Distrust of the existing order begins to grow. Something must be done, but what? Many believe that the solution lies in even more intervention by the State. They begin to cry for a forcible redistribution of wealth. Politics becomes more  polarized – political radicals and extremists come to the fore.

At the same time, the unseen, but actually most pernicious effects of the inflationary policy, continue to undermine the economy's structural integrity day after day.  Capital malinvestment and capital consumption become an ever greater burden, gnawing away at the economy's ability to create wealth. One could also say: the bills must be paid, but the means to pay them are slowly but surely eroded ever more.

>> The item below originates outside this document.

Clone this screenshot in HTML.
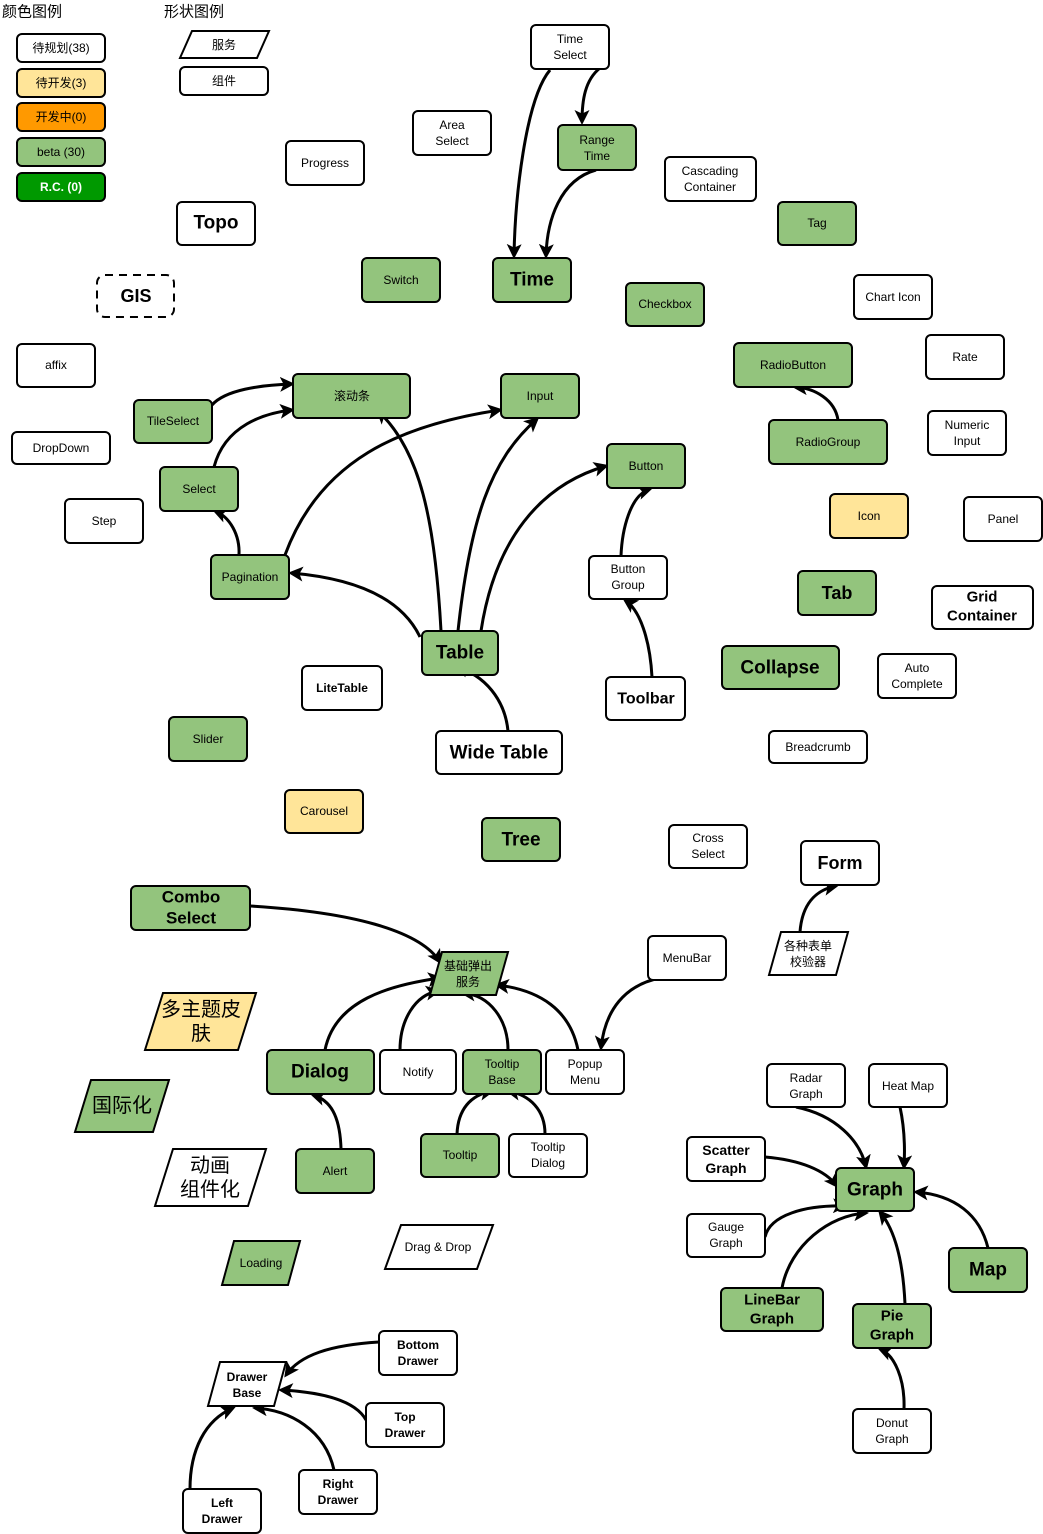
<!DOCTYPE html>
<html><head><meta charset="utf-8"><style>
html,body{margin:0;padding:0;background:#fff}
svg{display:block}
text{font-family:"Liberation Sans","Noto Sans CJK SC",sans-serif;text-anchor:middle;dominant-baseline:central;fill:#000}
.b{font-weight:bold}
rect,polygon{stroke:#000;stroke-width:2}
path{fill:none;stroke:#000;stroke-width:3}
</style></head><body>
<svg width="1043" height="1534" viewBox="0 0 1043 1534" xmlns="http://www.w3.org/2000/svg">
<defs><marker id="a" markerWidth="5" markerHeight="5" refX="4" refY="2.5" orient="auto" markerUnits="strokeWidth"><path d="M0,0 L5,2.5 L0,5 L1.2,2.5 Z" style="fill:#000;stroke:none"/></marker></defs>
<g style="marker-end:url(#a)">
<path d="M550,70 C525,100 515,200 514,256"/>
<path d="M600,68 C585,80 582,100 582,122"/>
<path d="M596,170 C560,180 547,220 546,256"/>
<path d="M838,420 C835,400 815,388 795,387"/>
<path d="M212,405 C225,390 260,385 292,384"/>
<path d="M214,467 C225,425 265,413 292,410"/>
<path d="M239,555 C240,535 230,517 215,511"/>
<path d="M420,637 C400,595 350,578 291,573"/>
<path d="M441,631 C435,520 420,450 378,411"/>
<path d="M285,555 C320,460 400,425 500,410"/>
<path d="M458,631 C470,520 490,460 537,419"/>
<path d="M481,631 C495,540 540,485 606,466"/>
<path d="M621,556 C622,530 630,495 650,489"/>
<path d="M652,677 C650,640 640,610 625,600"/>
<path d="M508,731 C505,700 485,675 456,667"/>
<path d="M800,932 C802,905 815,890 836,886"/>
<path d="M250,906 C350,912 420,930 440,962"/>
<path d="M325,1050 C335,1000 390,985 440,978"/>
<path d="M400,1050 C400,1020 415,995 438,991"/>
<path d="M508,1050 C508,1020 490,995 463,993"/>
<path d="M578,1050 C570,1010 540,990 497,985"/>
<path d="M660,978 C625,985 605,1010 601,1048"/>
<path d="M341,1149 C340,1115 330,1100 313,1095"/>
<path d="M457,1134 C458,1110 470,1095 492,1091"/>
<path d="M545,1134 C545,1110 530,1095 508,1091"/>
<path d="M796,1107 C835,1115 860,1140 866,1167"/>
<path d="M900,1107 C905,1130 905,1150 904,1167"/>
<path d="M765,1157 C800,1160 825,1170 837,1186"/>
<path d="M765,1237 C770,1215 805,1205 845,1206"/>
<path d="M782,1288 C790,1245 830,1215 866,1213"/>
<path d="M905,1304 C903,1260 895,1230 880,1212"/>
<path d="M988,1248 C980,1215 955,1195 916,1192"/>
<path d="M904,1409 C905,1380 895,1355 880,1349"/>
<path d="M379,1342 C330,1345 300,1355 286,1375"/>
<path d="M366,1420 C355,1400 320,1392 281,1390"/>
<path d="M334,1470 C325,1430 290,1410 255,1408"/>
<path d="M190,1489 C190,1450 205,1420 233,1408"/>
</g>

<text x="32" y="12" style="font-size:15px">颜色图例</text>
<text x="194" y="12" style="font-size:15px">形状图例</text>

<g style="font-size:12px">
<rect x="17" y="34" width="88" height="28" rx="5" fill="#fff"/><text x="61" y="48">待规划(38)</text>
<rect x="17" y="69" width="88" height="28" rx="5" fill="#ffe599"/><text x="61" y="83">待开发(3)</text>
<rect x="17" y="103" width="88" height="28" rx="5" fill="#ff9900"/><text x="61" y="117">开发中(0)</text>
<rect x="17" y="138" width="88" height="28" rx="5" fill="#93c47d"/><text x="61" y="152">beta (30)</text>
<rect x="17" y="173" width="88" height="28" rx="5" fill="#009900"/><text x="61" y="187" class="b" style="fill:#fff">R.C. (0)</text>
<polygon points="192,31 269,31 257,58 180,58" fill="#fff"/><text x="224" y="45">服务</text>
<rect x="180" y="67" width="88" height="28" rx="5" fill="#fff"/><text x="224" y="81">组件</text>

<rect x="531" y="25" width="78" height="44" rx="5" fill="#fff"/><text x="570" y="39">Time</text><text x="570" y="55">Select</text>
<rect x="413" y="111" width="78" height="44" rx="5" fill="#fff"/><text x="452" y="125">Area</text><text x="452" y="141">Select</text>
<rect x="286" y="141" width="78" height="44" rx="5" fill="#fff"/><text x="325" y="163">Progress</text>
<rect x="558" y="125" width="78" height="45" rx="5" fill="#93c47d"/><text x="597" y="140">Range</text><text x="597" y="156">Time</text>
<rect x="665" y="157" width="91" height="44" rx="5" fill="#fff"/><text x="710" y="171">Cascading</text><text x="710" y="187">Container</text>
<rect x="177" y="202" width="78" height="43" rx="5" fill="#fff"/><text x="216" y="223" class="b" style="font-size:19px">Topo</text>
<rect x="778" y="202" width="78" height="43" rx="5" fill="#93c47d"/><text x="817" y="223">Tag</text>
<rect x="97" y="275" width="77" height="42" rx="8" fill="#fff" style="stroke-dasharray:8 6"/><text x="136" y="296" class="b" style="font-size:18px">GIS</text>
<rect x="362" y="258" width="78" height="44" rx="5" fill="#93c47d"/><text x="401" y="280">Switch</text>
<rect x="493" y="258" width="78" height="44" rx="5" fill="#93c47d"/><text x="532" y="280" class="b" style="font-size:19px">Time</text>
<rect x="626" y="283" width="78" height="43" rx="5" fill="#93c47d"/><text x="665" y="304">Checkbox</text>
<rect x="854" y="275" width="78" height="44" rx="5" fill="#fff"/><text x="893" y="297">Chart Icon</text>
<rect x="17" y="344" width="78" height="43" rx="5" fill="#fff"/><text x="56" y="365">affix</text>
<rect x="734" y="343" width="118" height="44" rx="5" fill="#93c47d"/><text x="793" y="365">RadioButton</text>
<rect x="926" y="335" width="78" height="44" rx="5" fill="#fff"/><text x="965" y="357">Rate</text>
<rect x="134" y="400" width="78" height="43" rx="5" fill="#93c47d"/><text x="173" y="421">TileSelect</text>
<rect x="293" y="374" width="117" height="44" rx="5" fill="#93c47d"/><text x="352" y="396">滚动条</text>
<rect x="501" y="374" width="78" height="44" rx="5" fill="#93c47d"/><text x="540" y="396">Input</text>
<rect x="769" y="420" width="118" height="44" rx="5" fill="#93c47d"/><text x="828" y="442">RadioGroup</text>
<rect x="928" y="411" width="78" height="44" rx="5" fill="#fff"/><text x="967" y="425">Numeric</text><text x="967" y="441">Input</text>
<rect x="12" y="432" width="98" height="32" rx="5" fill="#fff"/><text x="61" y="448">DropDown</text>
<rect x="160" y="467" width="78" height="44" rx="5" fill="#93c47d"/><text x="199" y="489">Select</text>
<rect x="607" y="444" width="78" height="44" rx="5" fill="#93c47d"/><text x="646" y="466">Button</text>
<rect x="65" y="499" width="78" height="44" rx="5" fill="#fff"/><text x="104" y="521">Step</text>
<rect x="830" y="494" width="78" height="44" rx="5" fill="#ffe599"/><text x="869" y="516">Icon</text>
<rect x="964" y="497" width="78" height="44" rx="5" fill="#fff"/><text x="1003" y="519">Panel</text>
<rect x="211" y="555" width="78" height="44" rx="5" fill="#93c47d"/><text x="250" y="577">Pagination</text>
<rect x="589" y="556" width="78" height="43" rx="5" fill="#fff"/><text x="628" y="569">Button</text><text x="628" y="585">Group</text>
<rect x="798" y="571" width="78" height="44" rx="5" fill="#93c47d"/><text x="837" y="593" class="b" style="font-size:18px">Tab</text>
<rect x="932" y="586" width="101" height="43" rx="5" fill="#fff"/><text x="982" y="597" class="b" style="font-size:15px">Grid</text><text x="982" y="616" class="b" style="font-size:15px">Container</text>
<rect x="722" y="646" width="117" height="43" rx="5" fill="#93c47d"/><text x="780" y="668" class="b" style="font-size:19px">Collapse</text>
<rect x="422" y="631" width="76" height="44" rx="5" fill="#93c47d"/><text x="460" y="653" class="b" style="font-size:19px">Table</text>
<rect x="606" y="677" width="79" height="43" rx="5" fill="#fff"/><text x="646" y="699" class="b" style="font-size:16px">Toolbar</text>
<rect x="878" y="654" width="78" height="44" rx="5" fill="#fff"/><text x="917" y="668">Auto</text><text x="917" y="684">Complete</text>
<rect x="302" y="666" width="80" height="44" rx="5" fill="#fff"/><text x="342" y="688" class="b">LiteTable</text>
<rect x="169" y="717" width="78" height="44" rx="5" fill="#93c47d"/><text x="208" y="739">Slider</text>
<rect x="436" y="731" width="126" height="43" rx="5" fill="#fff"/><text x="499" y="753" class="b" style="font-size:19px">Wide Table</text>
<rect x="769" y="731" width="98" height="32" rx="5" fill="#fff"/><text x="818" y="747">Breadcrumb</text>
<rect x="285" y="790" width="78" height="43" rx="5" fill="#ffe599"/><text x="324" y="811">Carousel</text>
<rect x="482" y="818" width="78" height="43" rx="5" fill="#93c47d"/><text x="521" y="840" class="b" style="font-size:19px">Tree</text>
<rect x="669" y="825" width="78" height="43" rx="5" fill="#fff"/><text x="708" y="838">Cross</text><text x="708" y="854">Select</text>
<rect x="801" y="841" width="78" height="44" rx="5" fill="#fff"/><text x="840" y="863" class="b" style="font-size:18px">Form</text>
<rect x="131" y="886" width="119" height="44" rx="5" fill="#93c47d"/><text x="191" y="897" class="b" style="font-size:17px">Combo</text><text x="191" y="918" class="b" style="font-size:17px">Select</text>
<polygon points="781,932 848,932 836,975 769,975" fill="#fff"/><text x="808" y="946">各种表单</text><text x="808" y="962">校验器</text>
<rect x="648" y="936" width="78" height="44" rx="5" fill="#fff"/><text x="687" y="958">MenuBar</text>
<polygon points="442,952 508,952 496,995 430,995" fill="#93c47d"/><text x="468" y="966">基础弹出</text><text x="468" y="982">服务</text>
<polygon points="163,993 256,993 238,1050 145,1050" fill="#ffe599"/><text x="201" y="1010" style="font-size:20px">多主题皮</text><text x="201" y="1034" style="font-size:20px">肤</text>
<polygon points="91,1080 169,1080 153,1132 75,1132" fill="#93c47d"/><text x="122" y="1106" style="font-size:20px">国际化</text>
<rect x="267" y="1050" width="107" height="44" rx="5" fill="#93c47d"/><text x="320" y="1072" class="b" style="font-size:19px">Dialog</text>
<rect x="380" y="1050" width="76" height="44" rx="5" fill="#fff"/><text x="418" y="1072">Notify</text>
<rect x="463" y="1050" width="78" height="44" rx="5" fill="#93c47d"/><text x="502" y="1064">Tooltip</text><text x="502" y="1080">Base</text>
<rect x="546" y="1050" width="78" height="44" rx="5" fill="#fff"/><text x="585" y="1064">Popup</text><text x="585" y="1080">Menu</text>
<rect x="767" y="1064" width="78" height="43" rx="5" fill="#fff"/><text x="806" y="1078">Radar</text><text x="806" y="1094">Graph</text>
<rect x="869" y="1064" width="78" height="43" rx="5" fill="#fff"/><text x="908" y="1086">Heat Map</text>
<rect x="421" y="1134" width="78" height="43" rx="5" fill="#93c47d"/><text x="460" y="1155">Tooltip</text>
<rect x="509" y="1134" width="78" height="43" rx="5" fill="#fff"/><text x="548" y="1147">Tooltip</text><text x="548" y="1163">Dialog</text>
<rect x="296" y="1149" width="78" height="44" rx="5" fill="#93c47d"/><text x="335" y="1171">Alert</text>
<polygon points="173,1149 266,1149 248,1206 155,1206" fill="#fff"/><text x="210" y="1166" style="font-size:20px">动画</text><text x="210" y="1190" style="font-size:20px">组件化</text>
<rect x="687" y="1137" width="78" height="44" rx="5" fill="#fff"/><text x="726" y="1150" class="b" style="font-size:14px">Scatter</text><text x="726" y="1168" class="b" style="font-size:14px">Graph</text>
<rect x="836" y="1168" width="78" height="43" rx="5" fill="#93c47d"/><text x="875" y="1190" class="b" style="font-size:19px">Graph</text>
<rect x="687" y="1214" width="78" height="43" rx="5" fill="#fff"/><text x="726" y="1227">Gauge</text><text x="726" y="1243">Graph</text>
<polygon points="401,1225 493,1225 477,1269 385,1269" fill="#fff"/><text x="438" y="1247">Drag &amp; Drop</text>
<polygon points="234,1241 300,1241 288,1285 222,1285" fill="#93c47d"/><text x="261" y="1263">Loading</text>
<rect x="949" y="1248" width="78" height="44" rx="5" fill="#93c47d"/><text x="988" y="1270" class="b" style="font-size:19px">Map</text>
<rect x="721" y="1288" width="102" height="43" rx="5" fill="#93c47d"/><text x="772" y="1300" class="b" style="font-size:15px">LineBar</text><text x="772" y="1319" class="b" style="font-size:15px">Graph</text>
<rect x="853" y="1304" width="78" height="44" rx="5" fill="#93c47d"/><text x="892" y="1316" class="b" style="font-size:15px">Pie</text><text x="892" y="1335" class="b" style="font-size:15px">Graph</text>
<rect x="379" y="1331" width="78" height="44" rx="5" fill="#fff"/><text x="418" y="1345" class="b">Bottom</text><text x="418" y="1361" class="b">Drawer</text>
<polygon points="220,1362 286,1362 274,1406 208,1406" fill="#fff"/><text x="247" y="1377" class="b">Drawer</text><text x="247" y="1393" class="b">Base</text>
<rect x="366" y="1403" width="78" height="44" rx="5" fill="#fff"/><text x="405" y="1417" class="b">Top</text><text x="405" y="1433" class="b">Drawer</text>
<rect x="853" y="1409" width="78" height="44" rx="5" fill="#fff"/><text x="892" y="1423">Donut</text><text x="892" y="1439">Graph</text>
<rect x="299" y="1470" width="78" height="44" rx="5" fill="#fff"/><text x="338" y="1484" class="b">Right</text><text x="338" y="1500" class="b">Drawer</text>
<rect x="183" y="1489" width="78" height="44" rx="5" fill="#fff"/><text x="222" y="1503" class="b">Left</text><text x="222" y="1519" class="b">Drawer</text>
</g>
</svg>
</body></html>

At the very extreme end of an unending policy of monetary debasement stands the complete collapse of the existing societal order. As Grice shows in the historical examples he uses to buttress his points, this was of course never the intention of those pursuing the policy. They all thought they were only 'temporarily' helping the economy to get out of a tough spot. Often they were people who were well aware of the dangers, but still thought they could keep things under control. In short, they held that they could get whatever 'good' short term effects they expected the policy to produce without having to pay a price. They would step on the brakes in time: 'we'll do it just this once'. 

Readers of this site may recall that we have pointed out again and again that this never works in practice. Once one embarks on a deliberate policy of monetary debasement, it becomes extremely difficult to 'step on the brakes' and discontinue the policy. This is because the temporary revival in bubble activities the policy produces tends to immediately die down again whenever the inflation as much as pauses. And so there is the constant temptation for policymakers to continue down the same path: 'we'll do it just one more time, that will surely do it'.

The Fed's Remaining Hawks

According to Ben Bernanke, it is all 'worth it',  but is it really?  In recent weeks we have heard from both the few remaining 'hawks' at the Federal Reserve as well as the many supporters and defenders of the newest iteration of 'QE'.

Let us briefly consider the 'hawks'. They are all presidents of Fed districts, i.e., not one of them is at the Fed's board of governors in Washington. This is so because in the districts, a banker or businessman is occasionally nominated to lead the district board. Only one third of the members of the district boards are nominated by the board of governors. As a result there fewer pure academics presiding over the  districts.